Records contained in a dataset
****
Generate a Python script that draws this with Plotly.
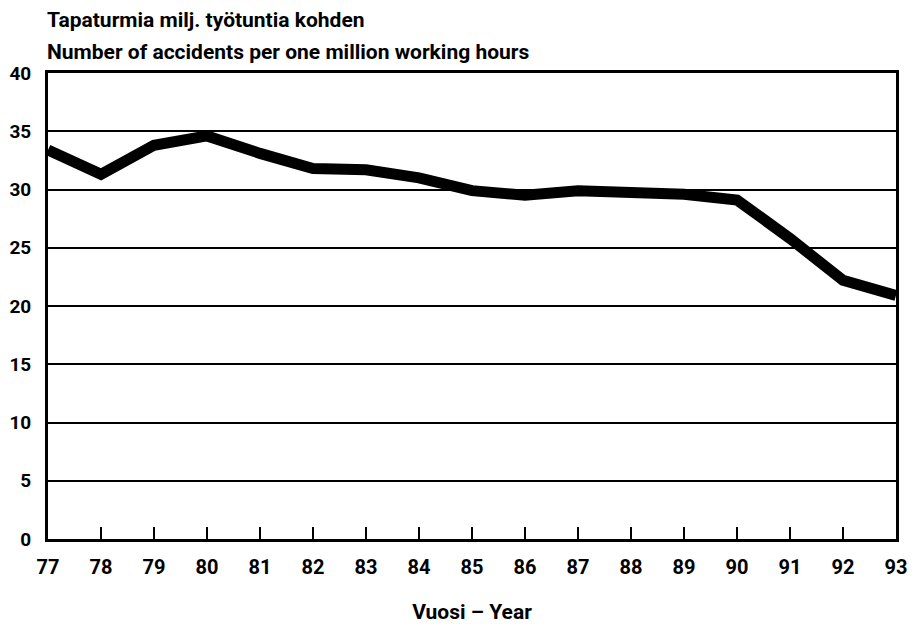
import plotly.graph_objects as go

years = [77, 78, 79, 80, 81, 82, 83, 84, 85, 86, 87, 88, 89, 90, 91, 92, 93]
year_labels = [str(y) for y in years]
accidents = [33.4, 31.3, 33.8, 34.6, 33.1, 31.8, 31.7, 31.0, 29.9, 29.5, 29.9, 29.7, 29.6, 29.1, 25.8, 22.2, 20.9]
y_ticks = [0, 5, 10, 15, 20, 25, 30, 35, 40]

FONT = "Roboto, DejaVu Sans, sans-serif"

def f(size=21):
    return dict(family=FONT, size=size, color="black", weight="bold")

fig = go.Figure()
fig.add_trace(go.Scatter(
    x=years, y=accidents, mode="lines",
    line=dict(color="black", width=11),
    hoverinfo="x+y", showlegend=False,
))

# the page body adds an 8px margin, so the figure is sized/offset to fit the 915x632 window
fig.update_layout(
    width=907, height=616,
    margin=dict(l=40, r=19, t=65, b=85),
    paper_bgcolor="white", plot_bgcolor="white",
    font=f(),
    xaxis=dict(
        range=[77, 93], tickvals=years, ticktext=year_labels,
        ticks="inside", ticklen=12, tickwidth=1.5, tickcolor="black",
        showgrid=False, zeroline=False, automargin=False,
        showline=True, linecolor="black", linewidth=2.5, mirror=True,
        tickfont=f(20), ticklabelstandoff=8,
        title=dict(text="Vuosi – Year", standoff=47, font=f()),
    ),
    yaxis=dict(
        range=[0, 40], tickvals=y_ticks, ticktext=[str(v) for v in y_ticks],
        ticks="", showgrid=True, gridcolor="black", gridwidth=1.5, automargin=False,
        zeroline=False, showline=True, linecolor="black", linewidth=3, mirror=True,
        tickfont=f(19),
        ticklabelstandoff=10,
    ),
    annotations=[
        dict(text="Tapaturmia milj. työtuntia kohden", x=0, y=1, xref="paper", yref="paper",
             xanchor="left", yanchor="bottom", xshift=-2, yshift=40, borderpad=0,
             showarrow=False, font=f()),
        dict(text="Number of accidents per one million working hours", x=0, y=1, xref="paper", yref="paper",
             xanchor="left", yanchor="bottom", xshift=-2, yshift=8, borderpad=0,
             showarrow=False, font=f()),
    ],
)

fig.write_html("out.html")
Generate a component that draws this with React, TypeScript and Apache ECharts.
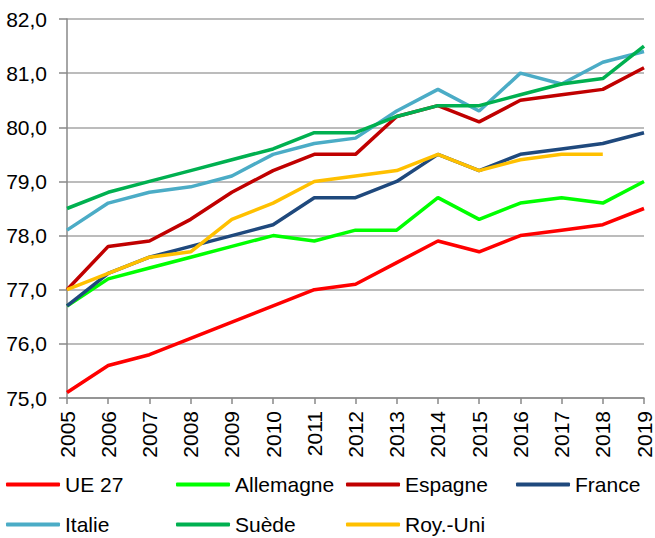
import React, { useEffect, useRef } from "react";
import * as echarts from "echarts";

const years = ["2005","2006","2007","2008","2009","2010","2011","2012","2013","2014","2015","2016","2017","2018","2019"];

const ue27 = [75.1, 75.6, 75.8, 76.1, 76.4, 76.7, 77.0, 77.1, 77.5, 77.9, 77.7, 78.0, 78.1, 78.2, 78.5];
const allemagne = [76.7, 77.2, 77.4, 77.6, 77.8, 78.0, 77.9, 78.1, 78.1, 78.7, 78.3, 78.6, 78.7, 78.6, 79.0];
const espagne = [77.0, 77.8, 77.9, 78.3, 78.8, 79.2, 79.5, 79.5, 80.2, 80.4, 80.1, 80.5, 80.6, 80.7, 81.1];
const france = [76.7, 77.3, 77.6, 77.8, 78.0, 78.2, 78.7, 78.7, 79.0, 79.5, 79.2, 79.5, 79.6, 79.7, 79.9];
const italie = [78.1, 78.6, 78.8, 78.9, 79.1, 79.5, 79.7, 79.8, 80.3, 80.7, 80.3, 81.0, 80.8, 81.2, 81.4];
const suede = [78.5, 78.8, 79.0, 79.2, 79.4, 79.6, 79.9, 79.9, 80.2, 80.4, 80.4, 80.6, 80.8, 80.9, 81.5];
const royUni: (number | null)[] = [77.0, 77.3, 77.6, 77.7, 78.3, 78.6, 79.0, 79.1, 79.2, 79.5, 79.2, 79.4, 79.5, 79.5, null];

const seriesNames = ["UE 27", "Allemagne", "Espagne", "France", "Italie", "Suède", "Roy.-Uni"];
const seriesData = [ue27, allemagne, espagne, france, italie, suede, royUni];
const seriesColors = ["#FF0000", "#00FF00", "#C00000", "#1F497D", "#4BACC6", "#00B050", "#FFC000"];

const FONT = "'Liberation Sans Narrow', 'Arial Narrow', 'Liberation Sans', sans-serif";

export default function App() {
  const ref = useRef<HTMLDivElement>(null);
  useEffect(() => {
    if (!ref.current) return;
    const chart = echarts.init(ref.current, null, { renderer: "svg" });
    const legendCols = [6, 176, 346, 516];
    const legendRows = [474, 514];
    const legends = seriesNames.map((name, i) => ({
      data: [name],
      left: legendCols[i % 4],
      top: legendRows[Math.floor(i / 4)],
      icon: "roundRect",
      itemWidth: 54,
      itemHeight: 4,
      padding: 0,
      textStyle: { fontFamily: FONT, fontSize: 21, color: "#000" },
    }));
    chart.setOption({
      animation: false,
      backgroundColor: "#fff",
      grid: { left: 67, right: 11, top: 19, bottom: 140, containLabel: false },
      legend: legends,
      xAxis: {
        type: "category",
        data: years,
        boundaryGap: false,
        axisLine: { show: true, lineStyle: { color: "#888", width: 1.5 } },
        axisTick: { show: true, interval: 0, length: 6, lineStyle: { color: "#888", width: 1.5 } },
        axisLabel: {
          interval: 0,
          rotate: 90,
          margin: 13,
          fontFamily: FONT,
          fontSize: 21,
          color: "#000",
        },
        splitLine: { show: false },
      },
      yAxis: {
        type: "value",
        min: 75,
        max: 82,
        interval: 1,
        axisLine: { show: true, lineStyle: { color: "#888", width: 1.5 } },
        axisTick: { show: true, length: 8, lineStyle: { color: "#888", width: 1.5 } },
        axisLabel: {
          margin: 20,
          fontFamily: FONT,
          fontSize: 21,
          color: "#000",
          formatter: (v: number) => v.toFixed(1).replace(".", ","),
        },
        splitLine: { show: true, lineStyle: { color: "#A6A6A6", width: 1.5 } },
      },
      series: seriesNames.map((name, i) => ({
        name,
        type: "line",
        data: seriesData[i],
        symbol: "none",
        color: seriesColors[i],
        lineStyle: { width: 3.5, color: seriesColors[i] },
        connectNulls: false,
      })),
    });
    return () => chart.dispose();
  }, []);
  return <div ref={ref} style={{ width: 655, height: 538, position: "absolute", left: 0, top: 0 }} />;
}
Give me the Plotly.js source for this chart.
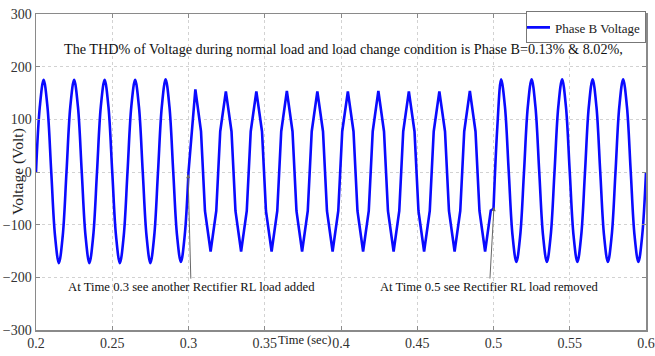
<!DOCTYPE html>
<html>
<head>
<meta charset="utf-8">
<script src="https://cdn.plot.ly/plotly-3.0.1.min.js"></script>
<style>html,body{margin:0;padding:0;background:#fff;}#chart{width:655px;height:356px;}</style>
</head>
<body>
<div id="chart"></div>
<script>
var tNormal1 = [0.2000,0.2025,0.2050,0.2075,0.2100,0.2125,0.2150,0.2175,
                0.2200,0.2225,0.2250,0.2275,0.2300,0.2325,0.2350,0.2375,
                0.2400,0.2425,0.2450,0.2475,0.2500,0.2525,0.2550,0.2575,
                0.2600,0.2625,0.2650,0.2675,0.2700,0.2725,0.2750,0.2775,
                0.2800,0.2825,0.2850,0.2875,0.2900,0.2925,0.2950,0.2975,0.3000];
var vNormal1 = [0,124,175,124,0,-122,-173,-122,
                0,124,175,124,0,-122,-173,-122,
                0,124,175,124,0,-122,-173,-122,
                0,124,175,124,0,-122,-173,-122,
                0,124,176,124,0,-121,-171,-121,0];

// Distorted section while the extra rectifier RL load is connected (0.3 s - 0.5 s)
var tLoad = [0.3000,
  0.3045,0.3082,0.3108,0.3145,0.3182,0.3208,
  0.3245,0.3282,0.3308,0.3345,0.3382,0.3408,
  0.3445,0.3482,0.3508,0.3545,0.3582,0.3608,
  0.3645,0.3682,0.3708,0.3745,0.3782,0.3808,
  0.3845,0.3882,0.3908,0.3945,0.3982,0.4008,
  0.4045,0.4082,0.4108,0.4145,0.4182,0.4208,
  0.4245,0.4282,0.4308,0.4345,0.4382,0.4408,
  0.4445,0.4482,0.4508,0.4545,0.4582,0.4608,
  0.4645,0.4682,0.4708,0.4745,0.4782,0.4808,
  0.4845,0.4882,0.4908,0.4945,0.4982,0.5000];
var vLoad = [0,
  157,77,-74,-151,-74,77,
  153,77,-74,-151,-74,77,
  153,77,-74,-151,-74,77,
  154,77,-74,-151,-74,77,
  153,77,-74,-151,-74,77,
  153,77,-74,-151,-74,77,
  154,77,-74,-151,-74,77,
  153,77,-74,-151,-74,77,
  153,77,-74,-151,-74,77,
  154,77,-74,-151,-73,-70];

var tNormal2 = [0.5000,0.5025,0.5050,0.5075,0.5100,0.5125,0.5150,0.5175,
                0.5200,0.5225,0.5250,0.5275,0.5300,0.5325,0.5350,0.5375,
                0.5400,0.5425,0.5450,0.5475,0.5500,0.5525,0.5550,0.5575,
                0.5600,0.5625,0.5650,0.5675,0.5700,0.5725,0.5750,0.5775,
                0.5800,0.5825,0.5850,0.5875,0.5900,0.5925,0.5950,0.5975,0.6000];
var vNormal2 = [-70,85,176,124,0,-121,-171,-121,
                0,124,176,124,0,-121,-171,-121,
                0,124,176,124,0,-121,-171,-121,
                0,124,176,124,0,-121,-171,-121,
                0,124,176,124,0,-121,-171,-121,0];

var xTicks = [0.2,0.25,0.3,0.35,0.4,0.45,0.5,0.55,0.6];
var xTickText = ['0.2','0.25','0.3','0.35','0.4','0.45','0.5','0.55','0.6'];
var yTicks = [-300,-200,-100,0,100,200,300];

var serif = "'Liberation Serif', 'Times New Roman', serif";
var blue = '#0a0aff';

var traces = [
  {x: tNormal1.concat([null]).concat(tNormal2),
   y: vNormal1.concat([null]).concat(vNormal2),
   type: 'scatter', mode: 'lines', name: 'Phase B Voltage',
   legendgroup: 'b', connectgaps: false,
   line: {color: blue, width: 2.6, shape: 'spline', smoothing: 1}},
  {x: tLoad, y: vLoad, type: 'scatter', mode: 'lines', name: 'Phase B Voltage',
   legendgroup: 'b', showlegend: false,
   line: {color: blue, width: 2.6, shape: 'linear'}}
];

var axisCommon = {
  showline: true, linecolor: '#8a8a8a', linewidth: 1.5, mirror: 'ticks',
  ticks: 'inside', ticklen: 4, tickcolor: '#8a8a8a',
  showgrid: true, gridcolor: '#d2d2d2', griddash: 'dot', gridwidth: 1,
  zeroline: false,
  tickfont: {family: serif, size: 14, color: '#333'}
};

var layout = {
  width: 655, height: 356,
  margin: {l: 36, r: 9, t: 14, b: 26},
  paper_bgcolor: '#fff', plot_bgcolor: '#fff',
  showlegend: true,
  legend: {x: 1, xanchor: 'right', y: 1.008, yanchor: 'top',
           bgcolor: '#fff', bordercolor: '#777', borderwidth: 1,
           itemwidth: 30, indentation: -12,
           font: {family: serif, size: 13, color: '#222'},
           tracegroupgap: 0},
  xaxis: Object.assign({}, axisCommon, {range: [0.2, 0.6], tickvals: xTicks, ticktext: xTickText}),
  yaxis: Object.assign({}, axisCommon, {range: [-300, 300], tickvals: yTicks}),
  annotations: [
    {xref: 'paper', yref: 'paper', x: 0.0426, y: 0.889, xanchor: 'left', yanchor: 'middle',
     showarrow: false, text: 'The THD% of Voltage during normal load and load change condition is Phase B=0.13% &amp; 8.02%,',
     font: {family: serif, size: 14.2, color: '#111'}},
    {xref: 'paper', yref: 'paper', x: -0.0295, y: 0.5, xanchor: 'center', yanchor: 'middle',
     textangle: -90, showarrow: false, text: 'Voltage (Volt)',
     font: {family: serif, size: 15.5, color: '#222'}},
    {xref: 'paper', yref: 'paper', x: 0.44, y: 0, xanchor: 'center', yanchor: 'top', yshift: -1,
     showarrow: false, text: 'Time (sec)',
     font: {family: serif, size: 12.5, color: '#222'}},
    {xref: 'x', yref: 'y', x: 0.2997, y: -4, ax: 3, ay: 113,
     showarrow: true, arrowhead: 2, arrowsize: 0.8, arrowwidth: 1, arrowcolor: '#666',
     text: 'At Time 0.3 see another Rectifier RL load added',
     font: {family: serif, size: 12.7, color: '#111'}},
    {xref: 'x', yref: 'y', x: 0.5003, y: -66.5, ax: -4.5, ay: 80,
     showarrow: true, arrowhead: 2, arrowsize: 0.8, arrowwidth: 1, arrowcolor: '#666',
     text: 'At Time 0.5 see Rectifier RL load removed',
     font: {family: serif, size: 12.6, color: '#111'}}
  ]
};

Plotly.newPlot('chart', traces, layout, {staticPlot: true, displayModeBar: false});
</script>
</body>
</html>
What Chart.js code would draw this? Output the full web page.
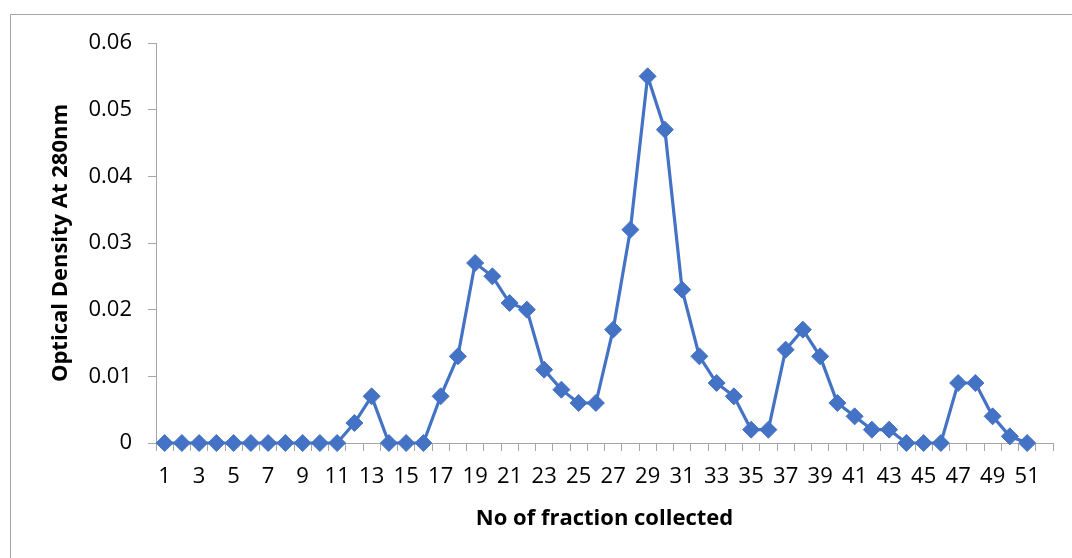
****
__Instructions for the task__
Repeat, exactly and in full, each line from the start of the data to the line that contains "import plotly.graph_objects as go". Pictures do not go in.

__Reply__
Generate a Python script that draws this with Plotly.
import plotly.graph_objects as go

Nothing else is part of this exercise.